Мне стало смешно. Честно говоря, я даже не предполагал, что на свете могут существовать настолько наивные люди.

— Вы, что в институте благородных девиц учились? — поинтересовался я.

— Как вы узнали? Только не в институте, а пансионе, я ведь не дворянка.

— Догадался. А сколько было лет вашему мужу?

— Не знаю, он был немного младше дедушки.

— Тогда зачем он женился?

— Дедушка захотел, они были компаньонами, и нужно было объединить капиталы.

— Понятно. Ваш дедушка и в молодости не был Спинозой, а к старости совсем сбрендил. Вы бы хоть с бабушкой Дуней поговорили, зачем люди женятся.

— Я сказала какую-то глупость?

— Пожалуй, нет, вы просто плохо информированы.

— Алексей Григорьевич, вы так со мной разговариваете, что мне делается стыдно, только я не пойму отчего.

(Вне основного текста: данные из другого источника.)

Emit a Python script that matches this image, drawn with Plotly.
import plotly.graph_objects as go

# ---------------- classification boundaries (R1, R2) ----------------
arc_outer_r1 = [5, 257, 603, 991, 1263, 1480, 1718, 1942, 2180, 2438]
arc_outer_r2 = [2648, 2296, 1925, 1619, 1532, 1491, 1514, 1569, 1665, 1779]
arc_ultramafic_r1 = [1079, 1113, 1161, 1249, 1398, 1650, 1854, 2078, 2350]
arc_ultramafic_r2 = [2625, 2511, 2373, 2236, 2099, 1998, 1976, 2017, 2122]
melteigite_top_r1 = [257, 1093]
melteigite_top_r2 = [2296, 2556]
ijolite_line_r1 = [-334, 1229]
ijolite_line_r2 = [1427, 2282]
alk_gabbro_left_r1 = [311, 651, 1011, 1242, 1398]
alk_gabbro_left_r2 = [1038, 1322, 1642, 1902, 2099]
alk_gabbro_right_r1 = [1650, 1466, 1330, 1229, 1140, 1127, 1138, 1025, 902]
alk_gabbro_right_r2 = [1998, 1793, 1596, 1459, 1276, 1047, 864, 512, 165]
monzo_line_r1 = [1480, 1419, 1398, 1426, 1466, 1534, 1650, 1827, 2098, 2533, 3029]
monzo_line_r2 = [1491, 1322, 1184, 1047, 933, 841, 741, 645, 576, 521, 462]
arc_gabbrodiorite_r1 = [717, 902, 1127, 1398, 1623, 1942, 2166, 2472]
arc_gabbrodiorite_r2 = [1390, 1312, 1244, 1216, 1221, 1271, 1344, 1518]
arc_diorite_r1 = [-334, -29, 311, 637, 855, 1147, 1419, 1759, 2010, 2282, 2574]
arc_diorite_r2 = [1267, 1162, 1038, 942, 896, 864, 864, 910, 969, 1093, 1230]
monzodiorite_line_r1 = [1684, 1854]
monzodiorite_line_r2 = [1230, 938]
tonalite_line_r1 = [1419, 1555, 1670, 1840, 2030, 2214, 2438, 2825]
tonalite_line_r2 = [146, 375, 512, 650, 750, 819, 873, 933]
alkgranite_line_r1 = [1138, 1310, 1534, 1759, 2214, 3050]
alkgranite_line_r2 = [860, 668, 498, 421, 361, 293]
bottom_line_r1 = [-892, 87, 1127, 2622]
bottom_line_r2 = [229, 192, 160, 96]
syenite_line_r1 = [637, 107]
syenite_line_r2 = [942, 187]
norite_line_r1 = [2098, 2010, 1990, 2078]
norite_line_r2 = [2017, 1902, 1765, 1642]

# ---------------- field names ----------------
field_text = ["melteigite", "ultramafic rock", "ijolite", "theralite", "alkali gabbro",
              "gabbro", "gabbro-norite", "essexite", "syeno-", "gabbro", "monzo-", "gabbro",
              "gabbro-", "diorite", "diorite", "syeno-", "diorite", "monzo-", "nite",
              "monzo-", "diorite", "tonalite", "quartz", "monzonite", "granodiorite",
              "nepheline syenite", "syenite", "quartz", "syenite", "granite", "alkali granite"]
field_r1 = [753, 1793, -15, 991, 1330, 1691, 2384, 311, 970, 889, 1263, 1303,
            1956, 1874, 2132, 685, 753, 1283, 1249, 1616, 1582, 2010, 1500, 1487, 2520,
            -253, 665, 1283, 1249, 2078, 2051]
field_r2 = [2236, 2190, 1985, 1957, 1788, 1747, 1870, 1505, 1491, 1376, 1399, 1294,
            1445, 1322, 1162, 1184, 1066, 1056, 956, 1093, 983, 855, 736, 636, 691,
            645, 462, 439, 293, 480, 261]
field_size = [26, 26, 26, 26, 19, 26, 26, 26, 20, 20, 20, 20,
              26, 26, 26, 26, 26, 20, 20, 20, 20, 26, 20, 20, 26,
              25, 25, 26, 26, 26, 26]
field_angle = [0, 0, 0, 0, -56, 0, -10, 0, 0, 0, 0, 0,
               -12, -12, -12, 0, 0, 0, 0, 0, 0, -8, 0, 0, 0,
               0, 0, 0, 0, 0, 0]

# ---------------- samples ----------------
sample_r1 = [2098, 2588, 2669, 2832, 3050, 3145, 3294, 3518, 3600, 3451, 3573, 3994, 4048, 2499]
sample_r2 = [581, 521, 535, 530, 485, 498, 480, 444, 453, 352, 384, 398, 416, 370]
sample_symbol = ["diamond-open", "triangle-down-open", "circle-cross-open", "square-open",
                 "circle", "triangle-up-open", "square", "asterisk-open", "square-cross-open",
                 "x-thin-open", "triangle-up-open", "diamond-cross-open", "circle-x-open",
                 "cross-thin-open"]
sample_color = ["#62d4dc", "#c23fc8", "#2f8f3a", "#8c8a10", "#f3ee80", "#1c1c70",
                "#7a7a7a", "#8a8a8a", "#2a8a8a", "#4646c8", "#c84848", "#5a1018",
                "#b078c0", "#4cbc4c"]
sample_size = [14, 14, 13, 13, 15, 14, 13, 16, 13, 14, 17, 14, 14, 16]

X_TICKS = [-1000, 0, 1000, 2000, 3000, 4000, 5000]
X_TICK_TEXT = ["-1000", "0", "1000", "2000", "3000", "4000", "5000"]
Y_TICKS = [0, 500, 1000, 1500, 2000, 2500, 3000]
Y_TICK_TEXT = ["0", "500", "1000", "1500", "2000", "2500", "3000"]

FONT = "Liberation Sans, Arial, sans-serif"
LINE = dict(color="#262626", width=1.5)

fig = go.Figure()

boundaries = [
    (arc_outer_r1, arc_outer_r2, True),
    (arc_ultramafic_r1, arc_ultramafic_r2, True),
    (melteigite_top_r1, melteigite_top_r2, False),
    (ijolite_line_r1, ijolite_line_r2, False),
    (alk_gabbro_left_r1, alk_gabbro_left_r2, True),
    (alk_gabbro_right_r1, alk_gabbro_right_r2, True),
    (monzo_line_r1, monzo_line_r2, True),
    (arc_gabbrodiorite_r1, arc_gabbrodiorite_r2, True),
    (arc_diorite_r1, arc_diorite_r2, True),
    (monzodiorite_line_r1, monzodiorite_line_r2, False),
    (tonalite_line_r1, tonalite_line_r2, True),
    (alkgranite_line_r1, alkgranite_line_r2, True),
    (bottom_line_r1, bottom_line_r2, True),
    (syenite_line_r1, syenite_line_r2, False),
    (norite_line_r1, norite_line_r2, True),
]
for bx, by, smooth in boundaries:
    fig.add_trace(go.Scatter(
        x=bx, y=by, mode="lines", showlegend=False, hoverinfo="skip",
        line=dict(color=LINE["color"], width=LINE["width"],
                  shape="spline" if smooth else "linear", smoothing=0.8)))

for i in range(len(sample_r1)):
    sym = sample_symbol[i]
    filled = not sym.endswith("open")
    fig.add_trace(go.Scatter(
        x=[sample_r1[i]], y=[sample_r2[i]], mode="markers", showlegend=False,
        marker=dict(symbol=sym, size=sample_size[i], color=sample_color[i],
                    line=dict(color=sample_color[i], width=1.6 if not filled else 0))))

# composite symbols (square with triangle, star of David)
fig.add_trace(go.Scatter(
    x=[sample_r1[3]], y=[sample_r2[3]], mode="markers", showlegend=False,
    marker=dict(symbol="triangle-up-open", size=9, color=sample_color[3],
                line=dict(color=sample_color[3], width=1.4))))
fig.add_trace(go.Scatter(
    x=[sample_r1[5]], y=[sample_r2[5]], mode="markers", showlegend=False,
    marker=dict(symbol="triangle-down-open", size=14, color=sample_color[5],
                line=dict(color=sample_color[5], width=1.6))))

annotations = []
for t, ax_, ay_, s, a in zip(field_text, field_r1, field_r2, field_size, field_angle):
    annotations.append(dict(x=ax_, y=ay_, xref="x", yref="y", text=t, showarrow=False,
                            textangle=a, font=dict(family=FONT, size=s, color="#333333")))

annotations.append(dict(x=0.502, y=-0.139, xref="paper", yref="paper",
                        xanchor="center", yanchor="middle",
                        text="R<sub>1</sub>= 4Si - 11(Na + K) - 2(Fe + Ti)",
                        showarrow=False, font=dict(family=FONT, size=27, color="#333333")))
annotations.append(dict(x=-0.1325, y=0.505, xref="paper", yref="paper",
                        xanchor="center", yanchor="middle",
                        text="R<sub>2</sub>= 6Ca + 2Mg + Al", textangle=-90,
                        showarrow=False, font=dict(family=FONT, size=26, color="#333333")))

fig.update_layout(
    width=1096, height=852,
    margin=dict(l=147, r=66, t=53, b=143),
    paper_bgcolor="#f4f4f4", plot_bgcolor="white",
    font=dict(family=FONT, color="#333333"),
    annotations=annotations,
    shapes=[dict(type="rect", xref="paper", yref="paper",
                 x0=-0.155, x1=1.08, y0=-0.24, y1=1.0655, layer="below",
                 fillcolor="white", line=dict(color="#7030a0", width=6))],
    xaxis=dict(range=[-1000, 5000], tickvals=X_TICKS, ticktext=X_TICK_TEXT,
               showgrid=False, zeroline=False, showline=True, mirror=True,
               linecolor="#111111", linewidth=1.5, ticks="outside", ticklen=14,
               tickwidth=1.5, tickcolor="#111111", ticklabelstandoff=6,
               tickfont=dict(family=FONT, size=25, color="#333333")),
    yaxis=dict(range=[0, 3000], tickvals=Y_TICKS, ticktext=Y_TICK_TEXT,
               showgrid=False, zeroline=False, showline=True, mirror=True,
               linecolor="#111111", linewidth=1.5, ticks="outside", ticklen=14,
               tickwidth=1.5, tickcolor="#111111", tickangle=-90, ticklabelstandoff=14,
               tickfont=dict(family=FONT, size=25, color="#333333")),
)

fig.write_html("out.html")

— Это в вас говорят инстинкты.

— Какие инстинкты, и что они говорят?

— Вы что в пансионе изучали?

— Многое. Домоводство, вышивку, музыку, литературу, арифметику, вам все дисциплины назвать?

— Пожалуй, не надо. А девочки в пансионе ничего про мужчин и женщин не говорили? То, что вам казалось непонятным?

— Почему не говорили, многие обожали нашего священника и директрису. Только что в том непонятного?

— Екатерина Дмитриевна, голубушка, можно, я пока вам ничего не буду объяснять. Вы для начала расспросите Марьяшу, она вам расскажет основу, так сказать, супружеских отношений, а я отвечу на непонятные вопросы. Вам, кстати, нравится доктор Неверов?

— Да, он очень милый молодой человек.

— Вы его, случайно, не обожаете?

— Нет, как можно, он совсем молодой и потом… я не знаю, как объяснить, но в нем есть что-то такое, не совсем понятное… Он смотрит на меня очень странным взглядом, я мешаюсь…

За разговорами завтрак наш давно простыл и был убран почти нетронутым. Мы одновременно встали из-за стола и разошлись по своим комнатам. Екатерина Дмитриевна ушла немного поспешнее, чем всегда. Я догадался, что она торопилась расспросить горничную о тайнах полов.

К обеду хозяйка не вышла. Я спросил Марьяшу, что с барыней, она хмыкнула и хитро на меня посмотрела.